= Problem details =
Provide the number of lines containing the word "chart", and nothing else.

= Collected data =
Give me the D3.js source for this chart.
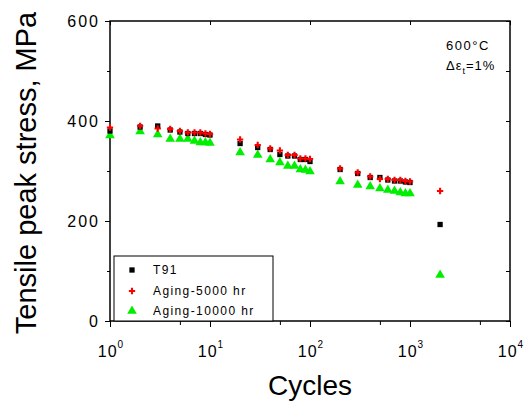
<!DOCTYPE html>
<html>
<head>
<meta charset="utf-8">
<script src="https://cdn.jsdelivr.net/npm/d3@7"></script>
<style>
  body { margin: 0; background: #fff; }
  svg { display: block; }
  text { font-family: "Liberation Sans", Arial, sans-serif; fill: #000; }
</style>
</head>
<body>
<div id="chart"></div>
<script>
// cycles at which peak stress was recorded
var cycles = [1, 2, 3, 4, 5, 6, 7, 8, 9, 10,
              20, 30, 40, 50, 60, 70, 80, 90, 100,
              200, 300, 400, 500, 600, 700, 800, 900, 1000, 2000];
var t91 = [380, 388, 390, 382, 378, 375, 375, 375, 373, 372,
           355, 347, 343, 333, 330, 330, 323, 323, 319,
           303, 295, 287, 287, 282, 280, 280, 278, 277, 193];
var aging5000 = [387, 390, 385, 384, 380, 377, 377, 377, 375, 374,
                 363, 352, 345, 341, 332, 332, 325, 325, 324,
                 305, 297, 289, 284, 284, 282, 282, 280, 279, 260];
var aging10000 = [371, 379, 373, 364, 364, 364, 360, 357, 357, 356,
                  337, 332, 323, 317, 310, 310, 303, 302, 299,
                  279, 272, 269, 265, 262, 260, 257, 255, 255, 92];
var seriesNames = ["T91", "Aging-5000 hr", "Aging-10000 hr"];
var yTicks = [0, 200, 400, 600];
var yMinor = [100, 300, 500];
var xTicks = [1, 10, 100, 1000, 10000];
var xMinor = [5, 50, 500, 5000];

var width = 528, height = 403;
var svg = d3.select("#chart").append("svg")
    .attr("width", width).attr("height", height);

var x = d3.scaleLog().domain([1, 10000]).range([110, 510]);
var y = d3.scaleLinear().domain([0, 600]).range([321, 21]);

// frame
svg.append("rect")
    .attr("x", x(1)).attr("y", y(600))
    .attr("width", x(10000) - x(1)).attr("height", y(0) - y(600))
    .attr("fill", "none").attr("stroke", "#000").attr("stroke-width", 1.5);

// left axis ticks (outward)
var yAxis = d3.axisLeft(y).tickValues(yTicks).tickSize(5).tickFormat("");
svg.append("g").attr("transform", "translate(" + x(1) + ",0)").call(yAxis)
    .call(g => g.select(".domain").remove());
svg.append("g").attr("transform", "translate(" + x(1) + ",0)")
    .call(d3.axisLeft(y).tickValues(yMinor).tickSize(3).tickFormat(""))
    .call(g => g.select(".domain").remove());
// right axis ticks (inward)
svg.append("g").attr("transform", "translate(" + x(10000) + ",0)")
    .call(d3.axisRight(y).tickValues(yTicks.concat(yMinor)).tickSize(-4).tickFormat(""))
    .call(g => g.select(".domain").remove());

// y labels
svg.append("g").selectAll("text").data(yTicks).join("text")
    .attr("x", 100).attr("y", d => y(d) + 6)
    .attr("text-anchor", "end")
    .style("font-size", "16px").style("letter-spacing", "2px")
    .text(d => d);

// bottom axis ticks (outward)
svg.append("g").attr("transform", "translate(0," + y(0) + ")")
    .call(d3.axisBottom(x).tickValues(xTicks).tickSize(6).tickFormat(""))
    .call(g => g.select(".domain").remove());
svg.append("g").attr("transform", "translate(0," + y(0) + ")")
    .call(d3.axisBottom(x).tickValues(xMinor).tickSize(4).tickFormat(""))
    .call(g => g.select(".domain").remove());
// top axis ticks (inward)
svg.append("g").attr("transform", "translate(0," + y(600) + ")")
    .call(d3.axisTop(x).tickValues(xTicks).tickSize(-4).tickFormat(""))
    .call(g => g.select(".domain").remove());

// x labels 10^n
var xl = svg.append("g").selectAll("text").data(xTicks).join("text")
    .attr("x", d => x(d) + 1).attr("y", 357)
    .attr("text-anchor", "middle")
    .style("font-size", "16px").style("letter-spacing", "1px");
xl.append("tspan").text("10");
xl.append("tspan").attr("dy", -9).style("font-size", "10px")
    .text(d => Math.round(Math.log10(d)));

// axis titles
svg.append("text")
    .attr("x", 310).attr("y", 395)
    .attr("text-anchor", "middle")
    .style("font-size", "28px")
    .text("Cycles");
svg.append("text")
    .attr("transform", "translate(36,173) rotate(-90)")
    .attr("text-anchor", "middle")
    .style("font-size", "29px")
    .text("Tensile peak stress, MPa");

// annotation
svg.append("text").attr("x", 446).attr("y", 50)
    .style("font-size", "13px").style("letter-spacing", "1.5px")
    .text("600°C");
var ann = svg.append("text").attr("x", 446).attr("y", 70)
    .style("font-size", "13px").style("letter-spacing", "1px");
ann.append("tspan").text("Δε");
ann.append("tspan").attr("dy", 4).style("font-size", "9px").text("t");
ann.append("tspan").attr("dy", -4).text("=1%");

// markers
var symSquare = d3.symbol().type(d3.symbolSquare).size(28);
var symCross = d3.symbol().type(d3.symbolCross).size(22);
var symTri = d3.symbol().type(d3.symbolTriangle).size(40);

svg.append("g").selectAll("path").data(aging10000).join("path")
    .attr("d", symTri)
    .attr("transform", (d, i) => "translate(" + x(cycles[i]) + "," + y(d) + ")")
    .attr("fill", "#00ee00");
svg.append("g").selectAll("path").data(t91).join("path")
    .attr("d", symSquare)
    .attr("transform", (d, i) => "translate(" + x(cycles[i]) + "," + y(d) + ")")
    .attr("fill", "#000");
svg.append("g").selectAll("path").data(aging5000).join("path")
    .attr("d", symCross)
    .attr("transform", (d, i) => "translate(" + x(cycles[i]) + "," + y(d) + ")")
    .attr("fill", "#ff0000");

// legend
var leg = svg.append("g");
leg.append("rect")
    .attr("x", 114).attr("y", 256)
    .attr("width", 159).attr("height", y(0) - 256)
    .attr("fill", "#fff").attr("stroke", "#000").attr("stroke-width", 1);
var legSyms = [symSquare, symCross, symTri];
var legColors = ["#000", "#ff0000", "#00ee00"];
var legRows = [270, 291, 311];
seriesNames.forEach(function(name, i) {
    leg.append("path").attr("d", legSyms[i])
        .attr("transform", "translate(132," + legRows[i] + ")")
        .attr("fill", legColors[i]);
    leg.append("text").attr("x", 153).attr("y", legRows[i] + 4)
        .style("font-size", "12px").style("letter-spacing", "1.4px")
        .text(name);
});
</script>
</body>
</html>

= Solution for this task =
3